_PROBLEM REQUIREMENTS:_
Give every line of the data again, unchanged, but with no pictures.

_DATA PROVIDED:_
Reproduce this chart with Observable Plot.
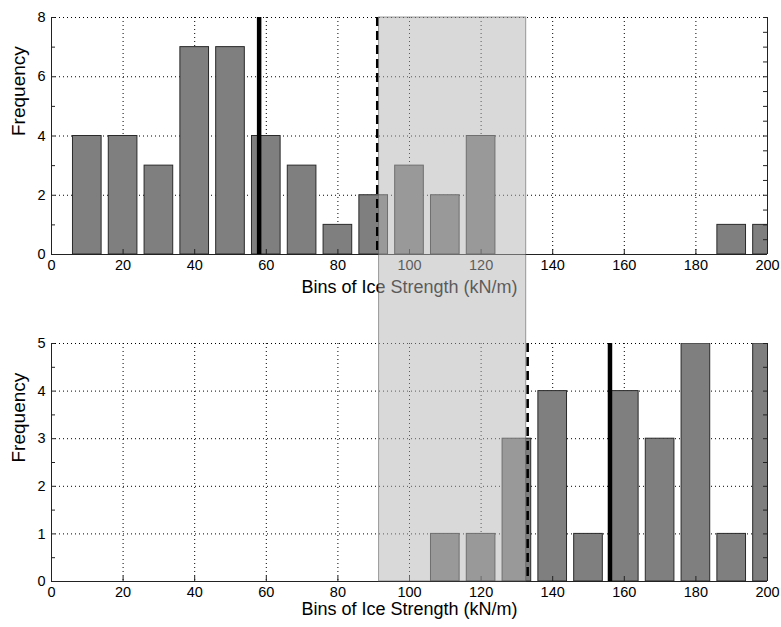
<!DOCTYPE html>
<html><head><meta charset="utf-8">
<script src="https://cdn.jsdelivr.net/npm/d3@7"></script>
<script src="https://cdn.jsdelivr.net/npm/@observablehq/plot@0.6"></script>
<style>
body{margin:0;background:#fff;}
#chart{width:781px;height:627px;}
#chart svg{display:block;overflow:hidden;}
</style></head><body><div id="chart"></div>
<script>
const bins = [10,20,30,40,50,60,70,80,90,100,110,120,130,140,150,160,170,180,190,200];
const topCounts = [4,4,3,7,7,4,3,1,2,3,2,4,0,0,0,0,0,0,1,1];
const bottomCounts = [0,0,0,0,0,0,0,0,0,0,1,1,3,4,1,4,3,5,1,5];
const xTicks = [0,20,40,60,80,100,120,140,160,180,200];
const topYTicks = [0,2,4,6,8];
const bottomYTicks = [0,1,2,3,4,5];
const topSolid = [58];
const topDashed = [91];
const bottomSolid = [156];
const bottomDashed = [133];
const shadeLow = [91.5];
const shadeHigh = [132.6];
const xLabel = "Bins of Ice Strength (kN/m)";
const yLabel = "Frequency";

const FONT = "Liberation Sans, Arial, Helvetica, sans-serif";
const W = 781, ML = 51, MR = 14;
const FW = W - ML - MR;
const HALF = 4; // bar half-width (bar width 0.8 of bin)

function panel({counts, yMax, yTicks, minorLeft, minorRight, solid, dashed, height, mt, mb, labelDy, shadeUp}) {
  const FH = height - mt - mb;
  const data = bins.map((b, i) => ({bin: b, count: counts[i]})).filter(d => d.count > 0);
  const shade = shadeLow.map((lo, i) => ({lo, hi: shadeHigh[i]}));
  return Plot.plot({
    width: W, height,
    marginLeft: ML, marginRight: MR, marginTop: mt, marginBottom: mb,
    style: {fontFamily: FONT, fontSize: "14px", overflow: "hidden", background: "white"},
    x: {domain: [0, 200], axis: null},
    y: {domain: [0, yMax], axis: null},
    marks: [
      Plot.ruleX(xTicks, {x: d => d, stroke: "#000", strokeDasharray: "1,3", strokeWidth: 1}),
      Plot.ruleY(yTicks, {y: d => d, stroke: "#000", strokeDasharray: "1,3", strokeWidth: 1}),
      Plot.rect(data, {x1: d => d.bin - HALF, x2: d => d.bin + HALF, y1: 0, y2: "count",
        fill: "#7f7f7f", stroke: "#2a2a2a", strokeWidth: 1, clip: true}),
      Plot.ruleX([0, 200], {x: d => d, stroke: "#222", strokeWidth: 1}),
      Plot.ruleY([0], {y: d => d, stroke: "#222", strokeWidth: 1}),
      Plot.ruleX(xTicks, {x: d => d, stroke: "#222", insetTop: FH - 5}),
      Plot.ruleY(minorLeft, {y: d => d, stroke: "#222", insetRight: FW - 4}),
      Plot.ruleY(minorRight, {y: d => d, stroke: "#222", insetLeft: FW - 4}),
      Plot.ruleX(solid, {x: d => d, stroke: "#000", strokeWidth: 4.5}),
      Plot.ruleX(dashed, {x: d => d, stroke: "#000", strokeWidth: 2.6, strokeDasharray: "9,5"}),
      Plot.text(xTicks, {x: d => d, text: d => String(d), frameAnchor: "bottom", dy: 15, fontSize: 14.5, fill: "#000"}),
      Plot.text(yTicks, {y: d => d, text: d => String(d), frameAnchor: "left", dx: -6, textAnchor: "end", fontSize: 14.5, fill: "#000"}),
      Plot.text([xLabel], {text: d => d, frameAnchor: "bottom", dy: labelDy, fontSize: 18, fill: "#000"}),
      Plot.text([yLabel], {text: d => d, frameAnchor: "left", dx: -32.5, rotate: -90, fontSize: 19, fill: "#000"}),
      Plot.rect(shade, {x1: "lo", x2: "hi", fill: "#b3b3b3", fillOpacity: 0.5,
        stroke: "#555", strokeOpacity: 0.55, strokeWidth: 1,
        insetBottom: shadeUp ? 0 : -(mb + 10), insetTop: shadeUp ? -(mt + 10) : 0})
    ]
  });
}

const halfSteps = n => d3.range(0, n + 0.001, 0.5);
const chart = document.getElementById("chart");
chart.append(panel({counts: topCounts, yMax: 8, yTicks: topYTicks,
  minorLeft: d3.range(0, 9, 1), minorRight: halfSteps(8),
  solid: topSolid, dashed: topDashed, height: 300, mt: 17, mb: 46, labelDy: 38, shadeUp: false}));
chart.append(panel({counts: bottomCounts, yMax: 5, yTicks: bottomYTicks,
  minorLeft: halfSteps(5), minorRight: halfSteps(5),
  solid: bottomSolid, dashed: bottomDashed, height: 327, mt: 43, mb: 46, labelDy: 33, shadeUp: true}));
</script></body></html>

_CORRECT OUTPUT:_
Reproduce this chart with Observable Plot.
<!DOCTYPE html>
<html><head><meta charset="utf-8">
<script src="https://cdn.jsdelivr.net/npm/d3@7"></script>
<script src="https://cdn.jsdelivr.net/npm/@observablehq/plot@0.6"></script>
<style>
body{margin:0;background:#fff;}
#chart{width:781px;height:627px;}
#chart svg{display:block;overflow:hidden;}
</style></head><body><div id="chart"></div>
<script>
const bins = [10,20,30,40,50,60,70,80,90,100,110,120,130,140,150,160,170,180,190,200];
const topCounts = [4,4,3,7,7,4,3,1,2,3,2,4,0,0,0,0,0,0,1,1];
const bottomCounts = [0,0,0,0,0,0,0,0,0,0,1,1,3,4,1,4,3,5,1,5];
const xTicks = [0,20,40,60,80,100,120,140,160,180,200];
const topYTicks = [0,2,4,6,8];
const bottomYTicks = [0,1,2,3,4,5];
const topSolid = [58];
const topDashed = [91];
const bottomSolid = [156];
const bottomDashed = [133];
const shadeLow = [91.5];
const shadeHigh = [132.6];
const xLabel = "Bins of Ice Strength (kN/m)";
const yLabel = "Frequency";

const FONT = "Liberation Sans, Arial, Helvetica, sans-serif";
const W = 781, ML = 51, MR = 14;
const FW = W - ML - MR;
const HALF = 4; // bar half-width (bar width 0.8 of bin)

function panel({counts, yMax, yTicks, minorLeft, minorRight, solid, dashed, height, mt, mb, labelDy, shadeUp}) {
  const FH = height - mt - mb;
  const data = bins.map((b, i) => ({bin: b, count: counts[i]})).filter(d => d.count > 0);
  const shade = shadeLow.map((lo, i) => ({lo, hi: shadeHigh[i]}));
  return Plot.plot({
    width: W, height,
    marginLeft: ML, marginRight: MR, marginTop: mt, marginBottom: mb,
    style: {fontFamily: FONT, fontSize: "14px", overflow: "hidden", background: "white"},
    x: {domain: [0, 200], axis: null},
    y: {domain: [0, yMax], axis: null},
    marks: [
      Plot.ruleX(xTicks, {x: d => d, stroke: "#000", strokeDasharray: "1,3", strokeWidth: 1}),
      Plot.ruleY(yTicks, {y: d => d, stroke: "#000", strokeDasharray: "1,3", strokeWidth: 1}),
      Plot.rect(data, {x1: d => d.bin - HALF, x2: d => d.bin + HALF, y1: 0, y2: "count",
        fill: "#7f7f7f", stroke: "#2a2a2a", strokeWidth: 1, clip: true}),
      Plot.ruleX([0, 200], {x: d => d, stroke: "#222", strokeWidth: 1}),
      Plot.ruleY([0], {y: d => d, stroke: "#222", strokeWidth: 1}),
      Plot.ruleX(xTicks, {x: d => d, stroke: "#222", insetTop: FH - 5}),
      Plot.ruleY(minorLeft, {y: d => d, stroke: "#222", insetRight: FW - 4}),
      Plot.ruleY(minorRight, {y: d => d, stroke: "#222", insetLeft: FW - 4}),
      Plot.ruleX(solid, {x: d => d, stroke: "#000", strokeWidth: 4.5}),
      Plot.ruleX(dashed, {x: d => d, stroke: "#000", strokeWidth: 2.6, strokeDasharray: "9,5"}),
      Plot.text(xTicks, {x: d => d, text: d => String(d), frameAnchor: "bottom", dy: 15, fontSize: 14.5, fill: "#000"}),
      Plot.text(yTicks, {y: d => d, text: d => String(d), frameAnchor: "left", dx: -6, textAnchor: "end", fontSize: 14.5, fill: "#000"}),
      Plot.text([xLabel], {text: d => d, frameAnchor: "bottom", dy: labelDy, fontSize: 18, fill: "#000"}),
      Plot.text([yLabel], {text: d => d, frameAnchor: "left", dx: -32.5, rotate: -90, fontSize: 19, fill: "#000"}),
      Plot.rect(shade, {x1: "lo", x2: "hi", fill: "#b3b3b3", fillOpacity: 0.5,
        stroke: "#555", strokeOpacity: 0.55, strokeWidth: 1,
        insetBottom: shadeUp ? 0 : -(mb + 10), insetTop: shadeUp ? -(mt + 10) : 0})
    ]
  });
}

const halfSteps = n => d3.range(0, n + 0.001, 0.5);
const chart = document.getElementById("chart");
chart.append(panel({counts: topCounts, yMax: 8, yTicks: topYTicks,
  minorLeft: d3.range(0, 9, 1), minorRight: halfSteps(8),
  solid: topSolid, dashed: topDashed, height: 300, mt: 17, mb: 46, labelDy: 38, shadeUp: false}));
chart.append(panel({counts: bottomCounts, yMax: 5, yTicks: bottomYTicks,
  minorLeft: halfSteps(5), minorRight: halfSteps(5),
  solid: bottomSolid, dashed: bottomDashed, height: 327, mt: 43, mb: 46, labelDy: 33, shadeUp: true}));
</script></body></html>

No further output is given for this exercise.